テクニカル面の指標である、日米市場の200日移動平均線と株価の乖離率の差は、日本市場が5.7ポイント下にある状態となり、日本市場の割安幅は拡大しました。ドル換算チャート上の日経平均(海外投資家からの見た目)は200日線、75日線、25日線、9日線、一目均衡表の雲の上に在ります。

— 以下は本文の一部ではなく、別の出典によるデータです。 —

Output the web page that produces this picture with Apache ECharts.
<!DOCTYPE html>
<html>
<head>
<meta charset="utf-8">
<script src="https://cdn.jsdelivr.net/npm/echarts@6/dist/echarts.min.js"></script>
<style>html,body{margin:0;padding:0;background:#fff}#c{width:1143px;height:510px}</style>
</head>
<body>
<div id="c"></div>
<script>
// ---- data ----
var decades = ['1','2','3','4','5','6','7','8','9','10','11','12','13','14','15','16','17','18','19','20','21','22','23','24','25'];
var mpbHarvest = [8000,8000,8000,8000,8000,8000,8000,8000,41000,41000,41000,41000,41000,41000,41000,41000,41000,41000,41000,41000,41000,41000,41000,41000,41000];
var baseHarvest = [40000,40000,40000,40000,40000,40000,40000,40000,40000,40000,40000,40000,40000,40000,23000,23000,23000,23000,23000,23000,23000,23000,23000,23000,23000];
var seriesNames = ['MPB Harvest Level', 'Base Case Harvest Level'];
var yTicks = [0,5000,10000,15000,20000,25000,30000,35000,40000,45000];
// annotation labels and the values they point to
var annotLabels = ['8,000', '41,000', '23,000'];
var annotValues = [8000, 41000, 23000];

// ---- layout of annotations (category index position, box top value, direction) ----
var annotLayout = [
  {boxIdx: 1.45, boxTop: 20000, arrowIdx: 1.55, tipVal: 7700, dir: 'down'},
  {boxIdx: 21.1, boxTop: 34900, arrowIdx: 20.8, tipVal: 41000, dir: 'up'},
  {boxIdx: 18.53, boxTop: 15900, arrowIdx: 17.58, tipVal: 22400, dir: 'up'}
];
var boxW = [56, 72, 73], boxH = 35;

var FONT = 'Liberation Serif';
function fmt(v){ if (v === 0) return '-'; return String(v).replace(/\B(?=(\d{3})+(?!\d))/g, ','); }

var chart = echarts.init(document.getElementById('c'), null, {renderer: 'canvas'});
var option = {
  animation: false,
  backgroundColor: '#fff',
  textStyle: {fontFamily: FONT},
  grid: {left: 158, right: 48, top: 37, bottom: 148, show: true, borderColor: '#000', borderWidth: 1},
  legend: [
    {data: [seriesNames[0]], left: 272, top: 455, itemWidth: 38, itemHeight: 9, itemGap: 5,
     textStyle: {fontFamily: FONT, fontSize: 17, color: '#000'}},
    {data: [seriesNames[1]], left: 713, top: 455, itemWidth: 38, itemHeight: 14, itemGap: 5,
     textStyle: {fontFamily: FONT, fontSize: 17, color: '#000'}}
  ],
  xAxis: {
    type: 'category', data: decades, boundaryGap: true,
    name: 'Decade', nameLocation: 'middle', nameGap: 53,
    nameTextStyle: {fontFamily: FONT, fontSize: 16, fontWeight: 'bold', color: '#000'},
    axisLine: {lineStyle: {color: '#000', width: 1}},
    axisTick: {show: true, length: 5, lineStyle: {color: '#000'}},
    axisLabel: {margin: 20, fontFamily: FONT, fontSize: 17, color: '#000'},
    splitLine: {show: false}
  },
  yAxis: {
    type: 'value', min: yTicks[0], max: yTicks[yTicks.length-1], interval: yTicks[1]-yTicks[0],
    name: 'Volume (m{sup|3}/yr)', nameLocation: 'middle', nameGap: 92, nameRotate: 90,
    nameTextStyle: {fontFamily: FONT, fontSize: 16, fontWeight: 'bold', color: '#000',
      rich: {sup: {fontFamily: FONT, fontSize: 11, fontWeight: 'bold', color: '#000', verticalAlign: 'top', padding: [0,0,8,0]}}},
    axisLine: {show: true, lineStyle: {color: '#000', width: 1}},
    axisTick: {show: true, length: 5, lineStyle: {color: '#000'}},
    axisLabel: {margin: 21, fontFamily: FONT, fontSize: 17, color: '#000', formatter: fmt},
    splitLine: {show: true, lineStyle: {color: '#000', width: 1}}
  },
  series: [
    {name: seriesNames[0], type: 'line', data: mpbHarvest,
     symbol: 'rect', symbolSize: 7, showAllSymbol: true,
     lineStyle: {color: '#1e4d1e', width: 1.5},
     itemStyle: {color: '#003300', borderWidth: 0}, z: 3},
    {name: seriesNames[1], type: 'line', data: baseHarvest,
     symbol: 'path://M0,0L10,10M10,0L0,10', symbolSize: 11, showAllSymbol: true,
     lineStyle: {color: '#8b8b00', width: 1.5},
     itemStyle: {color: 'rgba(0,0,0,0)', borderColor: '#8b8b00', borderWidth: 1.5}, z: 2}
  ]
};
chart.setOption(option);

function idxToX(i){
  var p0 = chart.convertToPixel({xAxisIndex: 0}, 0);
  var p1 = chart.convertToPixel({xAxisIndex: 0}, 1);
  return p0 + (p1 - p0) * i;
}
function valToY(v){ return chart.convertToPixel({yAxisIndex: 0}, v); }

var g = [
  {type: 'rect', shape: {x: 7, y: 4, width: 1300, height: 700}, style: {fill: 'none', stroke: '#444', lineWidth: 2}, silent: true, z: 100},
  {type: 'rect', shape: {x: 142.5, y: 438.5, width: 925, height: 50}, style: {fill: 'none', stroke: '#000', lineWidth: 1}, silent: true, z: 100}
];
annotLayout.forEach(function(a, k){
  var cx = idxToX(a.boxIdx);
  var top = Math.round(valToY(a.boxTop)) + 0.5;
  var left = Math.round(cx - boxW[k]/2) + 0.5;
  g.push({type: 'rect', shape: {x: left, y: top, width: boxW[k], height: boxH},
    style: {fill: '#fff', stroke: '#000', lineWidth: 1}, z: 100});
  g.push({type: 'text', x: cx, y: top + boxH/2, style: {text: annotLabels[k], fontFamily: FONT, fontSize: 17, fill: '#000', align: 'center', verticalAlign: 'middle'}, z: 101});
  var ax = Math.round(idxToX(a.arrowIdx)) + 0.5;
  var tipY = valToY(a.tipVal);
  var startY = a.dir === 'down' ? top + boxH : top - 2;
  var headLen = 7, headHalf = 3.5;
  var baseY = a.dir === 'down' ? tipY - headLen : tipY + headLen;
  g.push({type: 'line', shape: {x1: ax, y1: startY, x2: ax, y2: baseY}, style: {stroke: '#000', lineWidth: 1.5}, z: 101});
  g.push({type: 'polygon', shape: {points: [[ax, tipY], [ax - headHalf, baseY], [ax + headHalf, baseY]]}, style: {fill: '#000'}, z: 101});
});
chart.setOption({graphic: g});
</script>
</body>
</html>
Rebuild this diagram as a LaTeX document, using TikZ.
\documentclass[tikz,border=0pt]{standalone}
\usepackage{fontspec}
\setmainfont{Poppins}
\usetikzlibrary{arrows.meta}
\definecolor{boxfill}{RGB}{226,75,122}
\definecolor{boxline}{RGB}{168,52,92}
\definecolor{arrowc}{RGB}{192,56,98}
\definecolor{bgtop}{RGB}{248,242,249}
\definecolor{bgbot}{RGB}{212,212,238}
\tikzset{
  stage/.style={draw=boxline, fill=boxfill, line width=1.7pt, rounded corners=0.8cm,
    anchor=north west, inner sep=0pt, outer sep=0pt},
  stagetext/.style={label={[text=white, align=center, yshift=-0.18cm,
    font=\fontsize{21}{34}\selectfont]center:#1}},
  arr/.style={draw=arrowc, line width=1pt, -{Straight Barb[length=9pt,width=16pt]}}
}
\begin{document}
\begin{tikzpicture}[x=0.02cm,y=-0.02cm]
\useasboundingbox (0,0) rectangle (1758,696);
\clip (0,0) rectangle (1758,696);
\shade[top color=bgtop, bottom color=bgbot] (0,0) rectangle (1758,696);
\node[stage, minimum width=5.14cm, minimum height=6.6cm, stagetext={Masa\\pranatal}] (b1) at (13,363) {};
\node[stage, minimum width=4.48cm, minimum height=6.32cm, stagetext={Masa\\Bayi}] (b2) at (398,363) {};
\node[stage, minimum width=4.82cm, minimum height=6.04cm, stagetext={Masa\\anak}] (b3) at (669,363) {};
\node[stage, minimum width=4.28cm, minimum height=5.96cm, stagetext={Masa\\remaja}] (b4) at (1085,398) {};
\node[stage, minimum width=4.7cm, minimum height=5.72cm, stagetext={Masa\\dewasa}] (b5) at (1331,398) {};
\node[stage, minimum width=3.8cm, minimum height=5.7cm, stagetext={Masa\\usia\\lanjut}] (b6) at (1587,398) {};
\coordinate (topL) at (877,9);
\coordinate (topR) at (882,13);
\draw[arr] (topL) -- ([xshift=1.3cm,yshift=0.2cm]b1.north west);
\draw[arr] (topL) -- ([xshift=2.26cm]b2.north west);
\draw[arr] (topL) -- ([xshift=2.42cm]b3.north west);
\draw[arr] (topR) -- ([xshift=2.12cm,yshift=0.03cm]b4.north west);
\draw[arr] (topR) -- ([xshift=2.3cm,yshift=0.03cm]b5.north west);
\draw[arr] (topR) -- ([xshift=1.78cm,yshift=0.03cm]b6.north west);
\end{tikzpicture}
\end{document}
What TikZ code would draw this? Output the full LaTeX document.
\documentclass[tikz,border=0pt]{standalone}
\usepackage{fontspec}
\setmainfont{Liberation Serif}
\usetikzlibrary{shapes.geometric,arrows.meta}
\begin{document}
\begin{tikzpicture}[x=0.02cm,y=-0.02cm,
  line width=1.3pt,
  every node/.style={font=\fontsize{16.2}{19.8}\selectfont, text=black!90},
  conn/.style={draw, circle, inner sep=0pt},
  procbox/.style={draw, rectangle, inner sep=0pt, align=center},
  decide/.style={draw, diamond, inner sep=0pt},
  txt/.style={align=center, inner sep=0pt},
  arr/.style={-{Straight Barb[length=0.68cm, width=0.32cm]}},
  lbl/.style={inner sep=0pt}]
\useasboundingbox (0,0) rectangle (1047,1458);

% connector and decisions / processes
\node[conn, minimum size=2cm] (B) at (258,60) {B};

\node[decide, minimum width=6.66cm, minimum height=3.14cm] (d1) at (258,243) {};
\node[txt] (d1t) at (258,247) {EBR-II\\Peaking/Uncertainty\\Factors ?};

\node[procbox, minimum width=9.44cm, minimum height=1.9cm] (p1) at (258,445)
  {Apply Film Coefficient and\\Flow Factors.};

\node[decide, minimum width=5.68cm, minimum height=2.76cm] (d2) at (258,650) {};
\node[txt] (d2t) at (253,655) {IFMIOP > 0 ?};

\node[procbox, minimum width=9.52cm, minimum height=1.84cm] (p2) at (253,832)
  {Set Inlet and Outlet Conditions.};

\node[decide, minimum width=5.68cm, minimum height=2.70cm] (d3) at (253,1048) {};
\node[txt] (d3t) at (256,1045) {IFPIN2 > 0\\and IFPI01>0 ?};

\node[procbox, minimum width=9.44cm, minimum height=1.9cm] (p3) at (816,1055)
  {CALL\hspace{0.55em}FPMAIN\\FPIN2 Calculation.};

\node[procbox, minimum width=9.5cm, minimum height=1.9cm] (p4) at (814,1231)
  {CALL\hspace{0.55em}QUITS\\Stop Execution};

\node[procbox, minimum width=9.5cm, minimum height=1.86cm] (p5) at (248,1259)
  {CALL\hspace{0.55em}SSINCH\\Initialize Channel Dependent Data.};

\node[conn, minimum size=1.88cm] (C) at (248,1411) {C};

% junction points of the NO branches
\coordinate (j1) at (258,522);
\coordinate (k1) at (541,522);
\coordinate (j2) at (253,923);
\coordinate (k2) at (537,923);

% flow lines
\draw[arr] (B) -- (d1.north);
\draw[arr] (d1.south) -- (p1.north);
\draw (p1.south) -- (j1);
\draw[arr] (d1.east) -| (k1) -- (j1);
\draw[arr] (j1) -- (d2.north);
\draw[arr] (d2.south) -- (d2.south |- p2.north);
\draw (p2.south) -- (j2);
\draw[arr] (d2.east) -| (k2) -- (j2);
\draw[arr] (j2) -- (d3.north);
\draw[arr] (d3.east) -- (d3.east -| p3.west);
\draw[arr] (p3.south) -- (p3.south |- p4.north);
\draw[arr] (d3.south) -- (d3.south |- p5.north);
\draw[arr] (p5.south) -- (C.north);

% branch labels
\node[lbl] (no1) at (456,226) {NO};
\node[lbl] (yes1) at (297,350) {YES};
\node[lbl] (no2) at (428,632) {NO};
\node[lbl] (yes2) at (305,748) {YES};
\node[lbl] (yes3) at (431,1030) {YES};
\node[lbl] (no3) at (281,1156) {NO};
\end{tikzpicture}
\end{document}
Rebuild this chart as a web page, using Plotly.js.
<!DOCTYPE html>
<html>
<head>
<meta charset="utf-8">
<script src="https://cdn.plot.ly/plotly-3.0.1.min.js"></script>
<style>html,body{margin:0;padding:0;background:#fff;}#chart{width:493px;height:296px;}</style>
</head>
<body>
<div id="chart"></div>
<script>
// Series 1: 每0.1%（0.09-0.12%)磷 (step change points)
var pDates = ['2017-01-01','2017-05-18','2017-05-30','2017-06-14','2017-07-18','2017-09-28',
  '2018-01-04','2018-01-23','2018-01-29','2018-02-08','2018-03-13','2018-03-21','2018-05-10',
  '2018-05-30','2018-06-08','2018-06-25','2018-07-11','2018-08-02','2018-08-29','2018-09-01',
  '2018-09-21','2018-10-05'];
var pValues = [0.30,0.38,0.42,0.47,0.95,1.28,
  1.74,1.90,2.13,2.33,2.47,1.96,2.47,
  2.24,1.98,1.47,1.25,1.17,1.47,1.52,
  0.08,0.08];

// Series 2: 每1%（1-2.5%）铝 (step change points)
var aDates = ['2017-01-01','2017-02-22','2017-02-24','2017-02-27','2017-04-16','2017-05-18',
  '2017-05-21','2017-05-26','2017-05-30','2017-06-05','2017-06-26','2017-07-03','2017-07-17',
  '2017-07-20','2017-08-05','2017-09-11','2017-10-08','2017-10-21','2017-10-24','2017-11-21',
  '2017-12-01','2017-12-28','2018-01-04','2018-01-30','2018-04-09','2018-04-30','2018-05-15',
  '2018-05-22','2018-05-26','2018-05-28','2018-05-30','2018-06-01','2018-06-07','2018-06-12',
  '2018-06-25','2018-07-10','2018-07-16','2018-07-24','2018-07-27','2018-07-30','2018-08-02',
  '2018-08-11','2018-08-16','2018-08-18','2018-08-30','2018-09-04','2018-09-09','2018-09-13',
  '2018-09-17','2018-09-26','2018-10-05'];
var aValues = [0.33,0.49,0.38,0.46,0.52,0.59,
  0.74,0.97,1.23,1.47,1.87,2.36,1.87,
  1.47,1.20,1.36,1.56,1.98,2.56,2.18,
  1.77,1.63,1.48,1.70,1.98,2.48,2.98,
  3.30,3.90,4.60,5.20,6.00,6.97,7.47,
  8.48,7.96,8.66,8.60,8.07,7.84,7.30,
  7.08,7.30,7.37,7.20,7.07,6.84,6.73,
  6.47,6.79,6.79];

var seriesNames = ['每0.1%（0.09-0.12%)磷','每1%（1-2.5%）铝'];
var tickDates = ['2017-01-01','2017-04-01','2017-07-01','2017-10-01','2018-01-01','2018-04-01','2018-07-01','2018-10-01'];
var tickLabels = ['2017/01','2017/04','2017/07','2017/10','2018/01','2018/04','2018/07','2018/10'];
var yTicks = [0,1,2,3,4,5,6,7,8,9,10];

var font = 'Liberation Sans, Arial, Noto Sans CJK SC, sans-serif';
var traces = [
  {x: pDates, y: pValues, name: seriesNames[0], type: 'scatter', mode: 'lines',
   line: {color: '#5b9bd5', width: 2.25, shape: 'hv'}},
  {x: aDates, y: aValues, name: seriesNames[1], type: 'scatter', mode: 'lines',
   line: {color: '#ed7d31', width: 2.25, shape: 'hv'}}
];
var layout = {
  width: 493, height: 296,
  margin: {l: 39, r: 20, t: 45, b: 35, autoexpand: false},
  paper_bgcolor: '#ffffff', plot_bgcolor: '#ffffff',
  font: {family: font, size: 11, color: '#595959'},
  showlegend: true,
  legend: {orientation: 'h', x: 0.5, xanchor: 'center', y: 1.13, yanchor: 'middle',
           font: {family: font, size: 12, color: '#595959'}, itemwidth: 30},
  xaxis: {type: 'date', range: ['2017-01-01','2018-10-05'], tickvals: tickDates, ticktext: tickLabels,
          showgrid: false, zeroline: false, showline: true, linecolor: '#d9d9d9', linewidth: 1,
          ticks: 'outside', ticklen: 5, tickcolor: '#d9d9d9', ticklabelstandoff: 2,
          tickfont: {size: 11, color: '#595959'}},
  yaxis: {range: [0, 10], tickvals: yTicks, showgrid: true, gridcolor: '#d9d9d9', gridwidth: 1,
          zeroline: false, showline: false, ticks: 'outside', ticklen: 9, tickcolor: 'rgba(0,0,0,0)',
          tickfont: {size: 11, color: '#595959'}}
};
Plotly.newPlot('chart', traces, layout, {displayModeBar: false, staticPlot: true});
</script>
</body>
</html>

NY Dowは200日線、75日線、25日線、9日線の上に在り、一目均衡表では雲の上に在ります。NASDAQは、200日線、75日線、25日線、9日線の上に在り、一目均衡では雲の上に在ります。米国市場の短期トレンドは青信号が点灯しています。中期トレンドも青信号が点灯しています。米国市場にはテクニカルに高値警戒感があります。

[ファンダメンタルの現状認識]
イールドスプレッドの日米差は、OECDの2009年の実質GDP伸び率の日米差を反映した結果、現在は日本市場が0.2ポイント割高となっています。
市場は現在、「実体経済の見通し」「金融機関の損失拡大による金融危機再来」といった問題を主要なテーマにしているようです。1つめについては、米企業の4-6月決算は順調なことや、住宅関連指数に底打ち感が出てきたことなどが好感され、株価指数は年初来高値を更新してきましたが、消費者信頼感指数に景気の弱さが見えます。2つめについては、ストレステストの結果発表により金融危機は短期的には遠のきましたが、不良資産が本当に減少しているか否かは時価会計基準が緩和されたこともあり、不透明です。しかし、主要金融機関の4-6月期業績は概ね順調ですので9月中旬までは問題の再燃はなさそうです。ノンバンクのCITの破綻は当面回避されましたが、引き続き、金融機関の決算での不良債権に注目する必要があります。
一方、中長期的に見ると、世界景気は底打ちの気配があるものの、前年からの落ち込み幅は大きく、輸出の低迷や雇用の減少傾向は世界的に続いています。2010年まで続くと言われる商業用を含む不動産価格の下落や個人向けローンのこげつきから、金融機関の不良債権増加懸念は払しょく出来ず、個人消費や企業の資金調達への悪影響を与え続けます。先安感は今後も居座り続けるでしょう。引き続き、金融機関の株価の推移や経済指標などに留意することが肝要と思われます。
ちなみに、シティグループの株価は28日、上昇しました。(1月高値7.59ドルと3月安値1.02ドルに対し、現在2.97ドル)依然として安心できる株価とは言えません。
一方、日経平均採用銘柄に関しては、予想PERは41.8となりました。PBRは1.28となっています。

[今後の見通し]
日経平均は、円高とNY Dowの下落にも関わらず上昇しました。結果、NY Dowに対する日経平均のプレミアム(ドルベース・為替考慮後)は-2.3%(220円の割安)となっており、日経平均のプレミアムはマイナス幅が縮小大しました。プレミアム値は、ここ1週間は、-420円~-120円の間で推移しています。プレミアムのマイナス幅はまだ大きく、日経平均は、今後も、NY Dowの動きより上振れする可能性が高そうです。
日・米とも短期、中期の株価指数トレンドは青信号となっていますが、25日線との乖離率がNY Dowで7.4%、Nasdaqで6.8%となり目先は過熱感があり、一休みしています。米国市場は過熱感が和らぐまで、弱含みですが、日経平均には過熱感はまだ有りませんので、米国市場よりも底堅く推移しそうです。米国市場が大崩れせず、4-6月決算発表が順調であれば、目先の上値余地もありそうです。